(Records with drawing code)
══════════════════════════════
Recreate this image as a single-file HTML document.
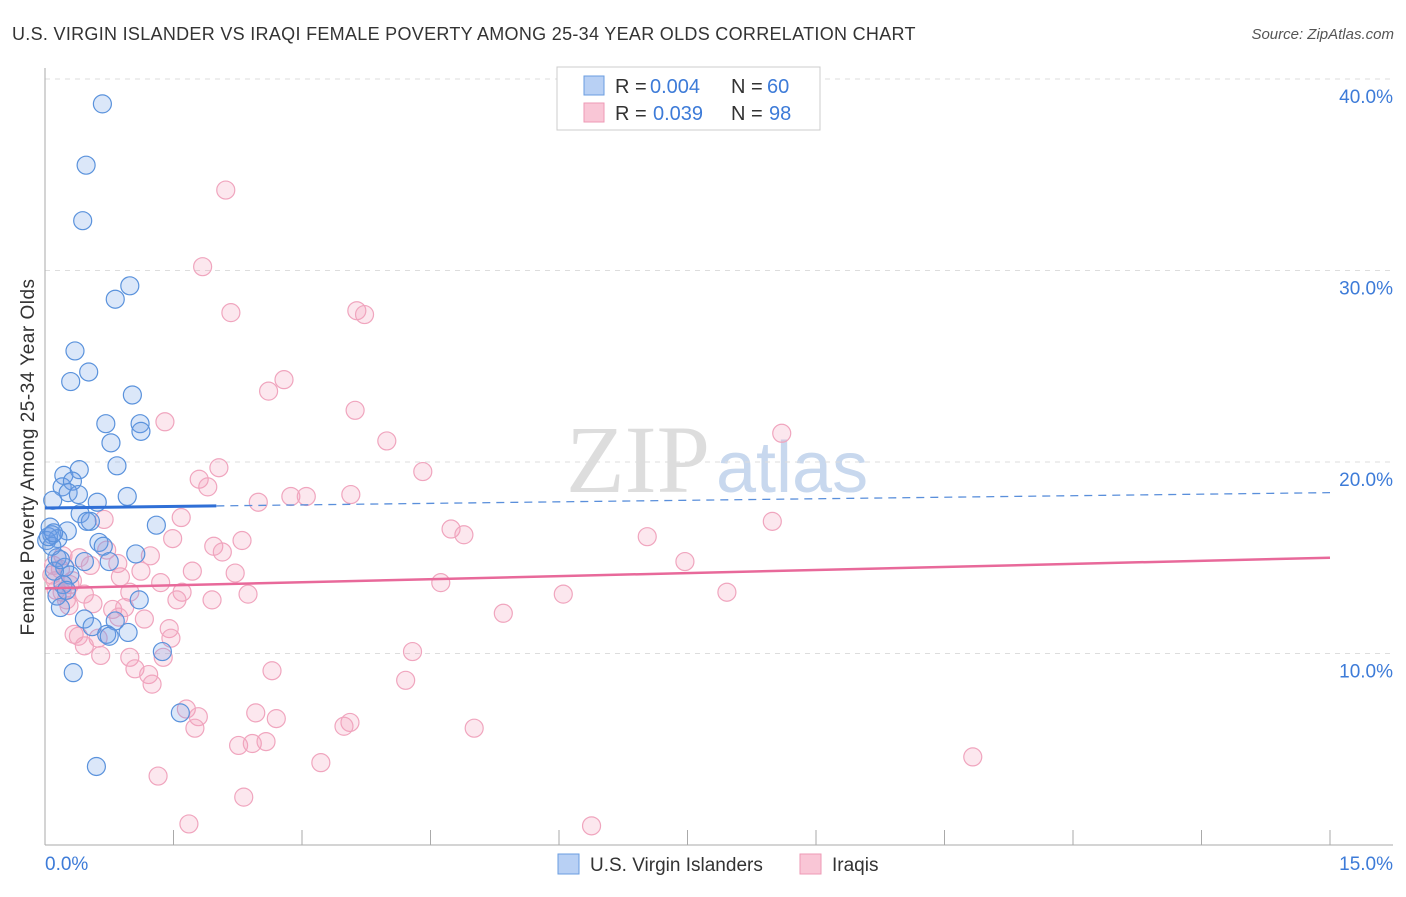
<!DOCTYPE html>
<html><head><meta charset="utf-8"><style>
body{margin:0;background:#fff;font-family:"Liberation Sans",sans-serif}
</style></head><body>
<svg id="c" width="1406" height="892" xmlns="http://www.w3.org/2000/svg">
<text x="12" y="40" font-size="18" fill="#333" letter-spacing="0.3">U.S. VIRGIN ISLANDER VS IRAQI FEMALE POVERTY AMONG 25-34 YEAR OLDS CORRELATION CHART</text>
<text x="1394" y="39" font-size="15" fill="#555" font-style="italic" text-anchor="end">Source: ZipAtlas.com</text>
<text x="710" y="492" font-size="96" fill="#ddd" font-family="Liberation Serif,serif" text-anchor="end">ZIP</text>
<text x="716" y="492" font-size="72" fill="#c8d8ee" text-anchor="start">atlas</text>
<g id="grid"></g><g id="axes"></g><g id="pts"></g><g id="lines"></g>
<text transform="translate(34,457) rotate(-90)" font-size="19" letter-spacing="0.5" fill="#333" text-anchor="middle">Female Poverty Among 25-34 Year Olds</text>
<g>
<rect x="557" y="67" width="263" height="63" fill="#fff" stroke="#ccc"/>
<rect x="584" y="76" width="20" height="19" fill="#b8d0f4" stroke="#6a9de0"/>
<rect x="584" y="103" width="20" height="19" fill="#f9c6d6" stroke="#ee9ab5"/>
<text x="615" y="93" font-size="20" fill="#333">R =</text>
<text x="650" y="93" font-size="20" fill="#3d7bd8">0.004</text>
<text x="731" y="93" font-size="20" fill="#333">N =</text>
<text x="767" y="93" font-size="20" fill="#3d7bd8">60</text>
<text x="615" y="120" font-size="20" fill="#333">R =</text>
<text x="653" y="120" font-size="20" fill="#3d7bd8">0.039</text>
<text x="731" y="120" font-size="20" fill="#333">N =</text>
<text x="769" y="120" font-size="20" fill="#3d7bd8">98</text>
</g>
<g>
<rect x="558" y="854" width="21" height="20" fill="#b8d0f4" stroke="#6a9de0"/>
<text x="590" y="871" font-size="19" fill="#333">U.S. Virgin Islanders</text>
<rect x="800" y="854" width="21" height="20" fill="#f9c6d6" stroke="#ee9ab5"/>
<text x="832" y="871" font-size="19" fill="#333">Iraqis</text>
</g>
</svg>
<script>
const xTicks=[0,15];
const yTicks=[10,20,30,40];
const blueX=[0.67,0.48,0.44,0.99,0.82,0.35,0.51,0.30,1.02,0.71,1.11,1.12,0.77,0.84,0.22,0.40,0.20,0.32,0.27,0.39,0.09,0.61,0.96,0.41,0.53,0.49,1.30,0.26,0.06,0.08,0.15,0.02,0.63,0.68,1.06,0.75,0.14,0.46,0.23,0.29,0.11,0.21,0.14,1.10,0.18,0.46,0.55,0.82,0.72,0.97,1.37,0.33,1.58,0.60,0.75,0.18,0.08,0.25,0.04,0.10];
const blueY=[38.7,35.5,32.6,29.2,28.5,25.8,24.7,24.2,23.5,22.0,22.0,21.6,21.0,19.8,19.3,19.6,18.7,19.0,18.4,18.3,18.0,17.9,18.2,17.3,16.9,16.9,16.7,16.4,16.6,16.2,16.0,15.9,15.8,15.6,15.2,14.8,15.0,14.8,14.5,14.1,14.3,13.6,13.0,12.8,12.4,11.8,11.4,11.7,11.0,11.1,10.1,9.0,6.9,4.1,10.9,14.9,15.6,13.3,16.1,16.3];
const pinkX=[2.11,1.84,2.17,3.64,3.73,2.79,2.61,3.62,1.40,3.99,8.60,4.41,2.03,1.80,1.90,2.87,3.05,3.57,2.49,1.59,0.69,8.49,4.74,4.89,7.03,1.49,2.30,1.97,2.07,0.72,1.23,0.21,7.47,0.85,0.53,2.22,1.72,1.12,0.88,1.35,4.62,0.29,1.60,0.20,0.46,0.99,2.37,6.05,7.96,1.54,1.95,0.56,0.28,0.79,0.93,5.35,0.86,1.16,0.34,1.45,0.39,0.62,1.47,0.46,0.65,0.99,1.38,4.29,1.05,2.65,1.21,1.25,4.21,1.65,1.79,2.46,2.70,1.75,3.56,3.49,5.01,2.26,2.42,2.58,3.22,10.83,1.32,2.32,1.68,6.38,0.08,0.13,0.12,0.18,0.25,0.32,0.10,0.40];
const pinkY=[34.2,30.2,27.8,27.9,27.7,24.3,23.7,22.7,22.1,21.1,21.5,19.5,19.7,19.1,18.7,18.2,18.2,18.3,17.9,17.1,17.0,16.9,16.5,16.2,16.1,16.0,15.9,15.6,15.3,15.4,15.1,15.1,14.8,14.7,14.6,14.2,14.3,14.3,14.0,13.7,13.7,13.6,13.2,13.2,13.1,13.2,13.1,13.1,13.2,12.8,12.8,12.6,12.5,12.3,12.4,12.1,11.9,11.8,11.0,11.3,10.9,10.8,10.8,10.4,9.9,9.8,9.8,10.1,9.2,9.1,8.9,8.4,8.6,7.1,6.7,6.9,6.6,6.1,6.4,6.2,6.1,5.2,5.3,5.4,4.3,4.6,3.6,2.5,1.1,1.0,14.1,13.3,13.8,14.4,12.8,13.8,14.6,15.0];
const blueLine=[17.6,18.4];
const pinkLine=[13.4,15.0];
const X=v=>45+v*(1285/15), Y=v=>845-v*19.15;
const NS="http://www.w3.org/2000/svg";
function mk(t,a,p){const e=document.createElementNS(NS,t);for(const k in a)e.setAttribute(k,a[k]);document.getElementById(p).appendChild(e);return e;}
yTicks.forEach(v=>{
 const g=mk('line',{x1:45,x2:1393,y1:Y(v),y2:Y(v),stroke:'#ddd','stroke-dasharray':'5,5'},'grid');
 
 
 const t=mk('text',{x:1393,y:Y(v)+24,'font-size':19,fill:'#3d7bd8','text-anchor':'end'},'axes');
 t.textContent=v.toFixed(1)+'%';
 
 
});
mk('line',{x1:45,x2:45,y1:68,y2:845,stroke:'#aaa'},'axes');
mk('line',{x1:45,x2:1393,y1:845,y2:845,stroke:'#aaa'},'axes');
for(let i=1;i<=10;i++){const tk=mk('line',{x1:X(i*1.5),x2:X(i*1.5),y1:830,y2:845,stroke:'#aaa'},'axes');}
xTicks.forEach((v,i)=>{
 const t=mk('text',{x:i?1393:45,y:870,'font-size':19,fill:'#3d7bd8','text-anchor':i?'end':'start'},'axes');
 t.textContent=v.toFixed(1)+'%';
 
 
});
pinkX.forEach((x,i)=>{
 const c=mk('circle',{cx:X(x),cy:Y(pinkY[i]),r:9,fill:'rgba(244,160,188,0.25)',stroke:'#f0a5be','stroke-width':1.2},'pts');
 
 
});
blueX.forEach((x,i)=>{
 const c=mk('circle',{cx:X(x),cy:Y(blueY[i]),r:9,fill:'rgba(110,160,230,0.25)',stroke:'#5a92dc','stroke-width':1.2},'pts');
 
 
});
const bl=v=>blueLine[0]+(blueLine[1]-blueLine[0])*v/15;
const l1=mk('line',{x1:X(0),y1:Y(bl(0)),x2:X(2),y2:Y(bl(2)),stroke:'#2f6fd6','stroke-width':3},'lines');


const l2=mk('line',{x1:X(2),y1:Y(bl(2)),x2:X(15),y2:Y(bl(15)),stroke:'#5a8fdb','stroke-width':1.3,'stroke-dasharray':'8,6'},'lines');


const l3=mk('line',{x1:X(0),y1:Y(pinkLine[0]),x2:X(15),y2:Y(pinkLine[1]),stroke:'#e8699a','stroke-width':2.5},'lines');


</script>
</body></html>
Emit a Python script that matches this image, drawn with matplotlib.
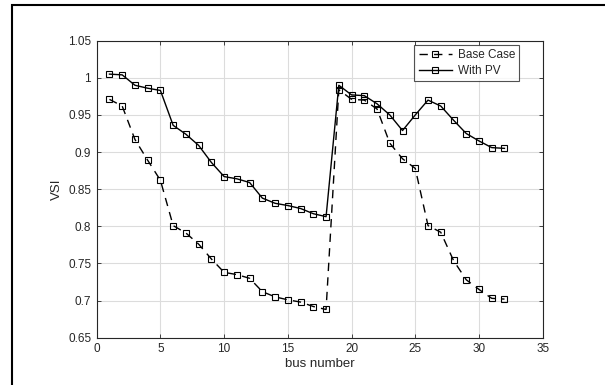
import matplotlib
matplotlib.use("Agg")
import matplotlib.pyplot as plt
from matplotlib.patches import Rectangle

bus = list(range(1, 33))
base_case = [0.971, 0.962, 0.917, 0.889, 0.862, 0.801, 0.791, 0.776, 0.756, 0.738,
             0.735, 0.730, 0.712, 0.705, 0.701, 0.698, 0.692, 0.688,
             0.984, 0.971, 0.970, 0.958, 0.912, 0.891, 0.878, 0.801, 0.792, 0.754,
             0.728, 0.715, 0.703, 0.702]
with_pv = [1.005, 1.004, 0.990, 0.986, 0.983, 0.936, 0.924, 0.909, 0.886, 0.867,
           0.864, 0.859, 0.838, 0.831, 0.828, 0.824, 0.817, 0.813,
           0.990, 0.977, 0.976, 0.965, 0.950, 0.929, 0.950, 0.970, 0.962, 0.943,
           0.925, 0.915, 0.906, 0.905]

plt.rcParams['font.family'] = ['Liberation Sans', 'DejaVu Sans']

fig = plt.figure(figsize=(6.05, 3.85), dpi=100)
W, H = 605, 385
ax = fig.add_axes([96.7 / W, 1 - 337.7 / H, 446 / W, 297 / H])

txt = '#262626'
ax.plot(bus, base_case, linestyle=(0, (6, 4.5)), color='black', lw=1.0,
        marker='s', markersize=5, markerfacecolor='none', markeredgecolor='black',
        markeredgewidth=0.8, label='Base Case')
ax.plot(bus, with_pv, linestyle='-', color='black', lw=1.0,
        marker='s', markersize=5, markerfacecolor='none', markeredgecolor='black',
        markeredgewidth=0.8, label='With PV')

ax.set_xlim(0, 35)
ax.set_ylim(0.65, 1.05)
ax.set_xticks([0, 5, 10, 15, 20, 25, 30, 35])
ax.set_yticks([0.65, 0.7, 0.75, 0.8, 0.85, 0.9, 0.95, 1.0, 1.05])
ax.set_yticklabels(['0.65', '0.7', '0.75', '0.8', '0.85', '0.9', '0.95', '1', '1.05'])
ax.grid(True, color='#dcdcdc', lw=0.8)
ax.set_axisbelow(True)
ax.tick_params(direction='in', top=True, right=True, length=3, width=0.6,
               labelsize=8.5, colors=txt, pad=4)
for s in ax.spines.values():
    s.set_color('#262626')
    s.set_linewidth(0.8)
ax.set_xlabel('bus number', fontsize=9.5, color=txt, labelpad=2)
ax.set_ylabel('VSI', fontsize=9.5, color=txt, labelpad=4)

leg = ax.legend(loc='upper right', bbox_to_anchor=(0.947, 0.985), fontsize=8.5,
                frameon=True, fancybox=False, edgecolor='#262626',
                handlelength=2.8, borderpad=0.35, labelspacing=0.3, handletextpad=0.5,
                borderaxespad=0)
leg.get_frame().set_linewidth(0.8)
for t in leg.get_texts():
    t.set_color(txt)

fig.patches.append(Rectangle((12 / W, -0.1), 1.2, 1 - 4.5 / H + 0.1,
                             transform=fig.transFigure, fill=False,
                             edgecolor='black', lw=1.5))

fig.savefig('out.png', dpi=100)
══════════════════════════════
▸ What you are asked to do: In the listing above, find the line containing "Emit a Python" and the line containing "markeredgewidth=0.8, label='With PV')", then write out both of them and every line between, exactly, with no pictures.

▸ Written response:
Emit a Python script that matches this image, drawn with matplotlib.
import matplotlib
matplotlib.use("Agg")
import matplotlib.pyplot as plt
from matplotlib.patches import Rectangle

bus = list(range(1, 33))
base_case = [0.971, 0.962, 0.917, 0.889, 0.862, 0.801, 0.791, 0.776, 0.756, 0.738,
             0.735, 0.730, 0.712, 0.705, 0.701, 0.698, 0.692, 0.688,
             0.984, 0.971, 0.970, 0.958, 0.912, 0.891, 0.878, 0.801, 0.792, 0.754,
             0.728, 0.715, 0.703, 0.702]
with_pv = [1.005, 1.004, 0.990, 0.986, 0.983, 0.936, 0.924, 0.909, 0.886, 0.867,
           0.864, 0.859, 0.838, 0.831, 0.828, 0.824, 0.817, 0.813,
           0.990, 0.977, 0.976, 0.965, 0.950, 0.929, 0.950, 0.970, 0.962, 0.943,
           0.925, 0.915, 0.906, 0.905]

plt.rcParams['font.family'] = ['Liberation Sans', 'DejaVu Sans']

fig = plt.figure(figsize=(6.05, 3.85), dpi=100)
W, H = 605, 385
ax = fig.add_axes([96.7 / W, 1 - 337.7 / H, 446 / W, 297 / H])

txt = '#262626'
ax.plot(bus, base_case, linestyle=(0, (6, 4.5)), color='black', lw=1.0,
        marker='s', markersize=5, markerfacecolor='none', markeredgecolor='black',
        markeredgewidth=0.8, label='Base Case')
ax.plot(bus, with_pv, linestyle='-', color='black', lw=1.0,
        marker='s', markersize=5, markerfacecolor='none', markeredgecolor='black',
        markeredgewidth=0.8, label='With PV')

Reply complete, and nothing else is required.